In this day and age, we all have the “good touch/bad touch” talk with our kids when they are young. And, most of us grit our teeth and make it through the uncomfortable but necessary sex talk with our adolescents. I worry, though, that many parents either gloss over or completely skip the conversation about date rape.

Whether you don’t want to think it could happen to your teen or you simply don’t know how to approach it, date rape goes without discussion. You never think anything like that is going to happen to your son or daughter – and yes, your son can easily be a victim as well. Date rape is a real issue with serious ramifications and as much as you would hate to admit it, if your teens have alone time with peers, they are at risk.
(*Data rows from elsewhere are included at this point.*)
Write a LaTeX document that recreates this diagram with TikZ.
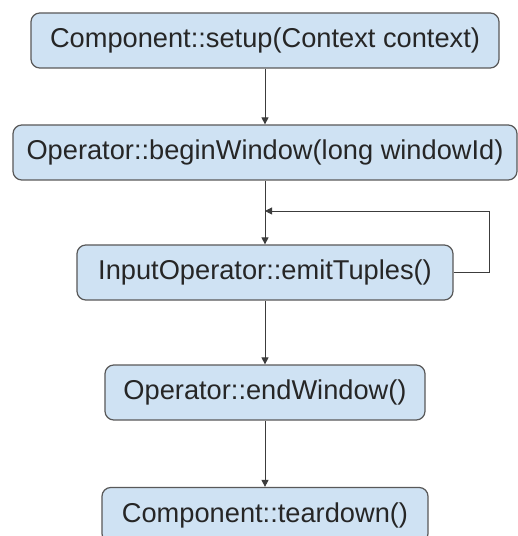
\documentclass[tikz,border=0pt]{standalone}
\usepackage{fontspec}
\setmainfont{Liberation Sans}
\usetikzlibrary{shapes.geometric, arrows.meta}
\definecolor{boxblue}{HTML}{CFE2F3}
\definecolor{boxline}{HTML}{595959}
\definecolor{lineclr}{HTML}{3C3C3C}

\begin{document}
\begin{tikzpicture}[node distance=2.4cm]

% Define block styles
\tikzstyle{block} = [rectangle, draw=boxline, line width=0.7pt, rounded corners=5pt, fill=boxblue, text=black!85, text centered, minimum height=1.1cm, font=\fontsize{15.5}{18}\selectfont]
\tikzstyle{arrow} = [draw=lineclr, line width=0.55pt, -{Triangle[length=4pt,width=4pt]}]

\useasboundingbox (-5.3,0.81) rectangle (5.04,-9.91);

% Nodes
\node (setup) [block, minimum width=9.36cm] {Component::setup(Context context)};
\node (beginwin) [block, below of=setup, yshift=0.16cm, minimum width=10.08cm] {Operator::beginWindow(long windowId)};
\node (emit) [block, below of=beginwin, minimum width=7.52cm] {InputOperator::emitTuples()};
\node (endwin) [block, below of=emit, minimum width=6.4cm] {Operator::endWindow()};
\node (teardown) [block, below of=endwin, yshift=-0.05cm, minimum width=6.52cm] {Component::teardown()};
\coordinate [node distance=1.17cm, below of=beginwin] (join);

% Arrows
\draw [arrow] (setup) -- (beginwin);
\draw [arrow] (beginwin) -- (emit);
\draw [arrow] (emit) -- (endwin);
\draw [arrow] (endwin) -- (teardown);

% Loop back
\draw [arrow] (emit.east) -- ++(0.72cm,0) |- (join);

\end{tikzpicture}
\end{document}
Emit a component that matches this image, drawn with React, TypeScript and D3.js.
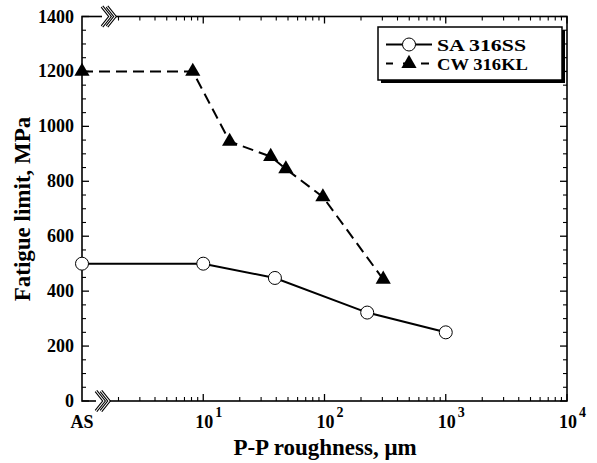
import React from "react";
import * as d3 from "d3";

// data (x: P-P roughness in um, "AS" drawn at x = 1)
const saX = [1, 10, 39, 225, 1000];
const saY = [500, 500, 448, 322, 250];
const cwX = [1, 8.2, 16.5, 36, 48, 97, 305];
const cwY = [1200, 1200, 945, 890, 845, 743, 443];
const yTicks = [0, 200, 400, 600, 800, 1000, 1200, 1400];
const xExpTicks = [1, 2, 3, 4];
const legendNames = ["SA 316SS", "CW 316KL"];

const W = 597;
const H = 463;
const left = 82;
const right = 567;
const top = 16.5;
const bottom = 401;
const font = "'Liberation Serif', 'Times New Roman', serif";

export default function App() {
  const x = d3.scaleLog().domain([1, 10000]).range([left, right]);
  const y = d3.scaleLinear().domain([0, 1400]).range([bottom, top]);

  const saLine = d3.line<number>().x((d, i) => x(saX[i])).y(d => y(d))(saY) || "";
  const cwLine = d3.line<number>().x((d, i) => x(cwX[i])).y(d => y(d))(cwY) || "";

  const minorX: number[] = [];
  for (let e = 0; e < 4; e++) {
    for (let m = 2; m <= 9; m++) minorX.push(m * Math.pow(10, e));
  }
  const minorY = d3.range(50, 1400, 50).filter(v => v % 200 !== 0);

  const tri = d3.symbol().type(d3.symbolTriangle).size(100)() || "";

  // break marks (double chevrons) on the x axes
  const chev = (cx: number, cy: number) => {
    const pts = (dx: number) =>
      `M${cx - 6 + dx},${cy - 10} L${cx + 2 + dx},${cy} L${cx - 6 + dx},${cy + 10}`;
    return (
      <g>
        <rect x={cx - 6} y={cy - 2} width={13} height={4} fill="white" />
        {[0, 5].map(dx => (
          <g key={dx}>
            <path d={pts(dx)} fill="none" stroke="black" strokeWidth={3.2} />
            <path d={pts(dx)} fill="none" stroke="white" strokeWidth={1.1} />
          </g>
        ))}
      </g>
    );
  };

  const rowY = [44.5, 63.5];

  return (
    <svg width={W} height={H} style={{ position: "absolute", left: 0, top: 0, background: "white" }}
      fontFamily={font} fontWeight="bold">
      {/* frame */}
      <rect x={left} y={top} width={right - left} height={bottom - top} fill="none" stroke="black" strokeWidth={1.6} />

      {/* y ticks, left and right, pointing in */}
      {yTicks.map(v => (
        <g key={"y" + v}>
          <line x1={left} x2={left + 7} y1={y(v)} y2={y(v)} stroke="black" strokeWidth={1.3} />
          <line x1={right} x2={right - 7} y1={y(v)} y2={y(v)} stroke="black" strokeWidth={1.3} />
          <text x={left - 8} y={y(v) + 6} textAnchor="end" fontSize={18}>{v}</text>
        </g>
      ))}
      {minorY.map(v => (
        <g key={"ym" + v}>
          <line x1={left} x2={left + 4} y1={y(v)} y2={y(v)} stroke="black" strokeWidth={1.1} />
          <line x1={right} x2={right - 4} y1={y(v)} y2={y(v)} stroke="black" strokeWidth={1.1} />
        </g>
      ))}

      {/* x ticks, bottom and top */}
      {xExpTicks.map(e => {
        const xv = x(Math.pow(10, e));
        return (
          <g key={"x" + e}>
            <line x1={xv} x2={xv} y1={bottom} y2={bottom - 7} stroke="black" strokeWidth={1.3} />
            <line x1={xv} x2={xv} y1={top} y2={top + 7} stroke="black" strokeWidth={1.3} />
            <text x={xv + 1} y={428} textAnchor="middle" fontSize={18}>10</text>
            <text x={xv + 12} y={417} textAnchor="start" fontSize={14}>{e}</text>
          </g>
        );
      })}
      {minorX.map(v => (
        <g key={"xm" + v}>
          <line x1={x(v)} x2={x(v)} y1={bottom} y2={bottom - 4} stroke="black" strokeWidth={1.1} />
          <line x1={x(v)} x2={x(v)} y1={top} y2={top + 4} stroke="black" strokeWidth={1.1} />
        </g>
      ))}
      <text x={left} y={428} textAnchor="middle" fontSize={18}>AS</text>

      {chev(102, bottom)}
      {chev(108, top)}

      {/* series */}
      <path d={cwLine} fill="none" stroke="black" strokeWidth={2} strokeDasharray="11,6" />
      <path d={saLine} fill="none" stroke="black" strokeWidth={2} />
      {saY.map((v, i) => (
        <circle key={"s" + i} cx={x(saX[i])} cy={y(v)} r={6.5} fill="white" stroke="black" strokeWidth={1} />
      ))}
      {cwY.map((v, i) => (
        <path key={"c" + i} d={tri} transform={`translate(${x(cwX[i])},${y(v)})`} fill="black" />
      ))}

      {/* legend */}
      <rect x={381} y={30} width={184} height={53} fill="black" />
      <rect x={378} y={27} width={184} height={53} fill="white" stroke="black" strokeWidth={1.5} />
      <line x1={386} x2={432} y1={rowY[0]} y2={rowY[0]} stroke="black" strokeWidth={2} />
      <circle cx={409} cy={rowY[0]} r={6.5} fill="white" stroke="black" strokeWidth={1} />
      <line x1={386} x2={432} y1={rowY[1]} y2={rowY[1]} stroke="black" strokeWidth={2} strokeDasharray="8,10" strokeDashoffset={1} />
      <path d={tri} transform={`translate(409,${rowY[1]})`} fill="black" />
      {legendNames.map((n, i) => (
        <text key={n} x={437} y={rowY[i] + 6} fontSize={16} textLength={i === 0 ? 89 : 91}
          lengthAdjust="spacingAndGlyphs">{n}</text>
      ))}

      {/* axis titles */}
      <text x={325} y={455} textAnchor="middle" fontSize={23}>P-P roughness, μm</text>
      <text transform="translate(30,209) rotate(-90)" textAnchor="middle" fontSize={23}>Fatigue limit, MPa</text>
    </svg>
  );
}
Date rape is defined as a forcible sexual activity against a person’s will by someone they know. It can be difficult to look your teen’s special friend and see someone capable of rape. While most probably are not, it’s a risk you don’t want to take. Even though your daughter’s boyfriend seems like a perfectly sweet young man, he might be trying to coerce your daughter to do things she really does not want to do. She might feel obligated to do favors for her boyfriend, and it is up to you to make certain she knows that she owes her boyfriend nothing physical.

How do you help keep your teen safe? (No, you can’t just lock them up until they’re 25).

Talk to your teens about the excuses given by a partner to guilt or force them into sex, sometimes by saying “everyone else is doing it” or “if you love me you will.” Help them understand that just because someone buys them dinner or gifts or takes them out on a date (or to prom) does not put them in debt for an act of a sexual nature.

Talk to both boys and girls about respecting others’ boundaries. It’s a much less talked about issue, but girls can be the aggressors who force boys into unwanted sexual situations too. Just because it is less common does not make it any less of a problem. Date rape does not restrict itself to opposite sex partners either; same sex partners are at risk, too.

Have a conversation with your teens. Make sure they know that their bodies are theirs alone, and that they don’t owe anyone anything (not even if she buys him gifts or he brings her flowers). Encourage honesty with your teens and do take the time to get to know their friends.

Talk explicitly with your teen about the danger of getting into a car or going somewhere with a boy or girl they do not necessarily trust. Even if you don’t think there’s even the slimmest possibility of your child drinking, make sure you talk to your teens about keeping even their non-alcoholic drinks safe. They should never accept a drink that they did not pour themselves, because date rape drugs are almost always delivered by being slipped into the drink of an unknowing target.

Reassure your teens that if they do end up in a sticky situation that you will come to get them – no questions asked. Discuss the term rape with your teens as well. It is not a word that should be used lightly. Boys have been wrongly accused of rape and the repercussions can be just as overwhelming for the falsely accused as it is for legitimate victims.

Your teen may feel embarrassed or uncomfortable having the conversation. You might feel the same way, but don’t let embarrassment or discomfort prevent you from having a discussion that could protect your teens. Date rape is highly under-reported and it is common in teenagers and young adults. Anyone can be a victim in any situation. Give your teens the knowledge they need to protect themselves.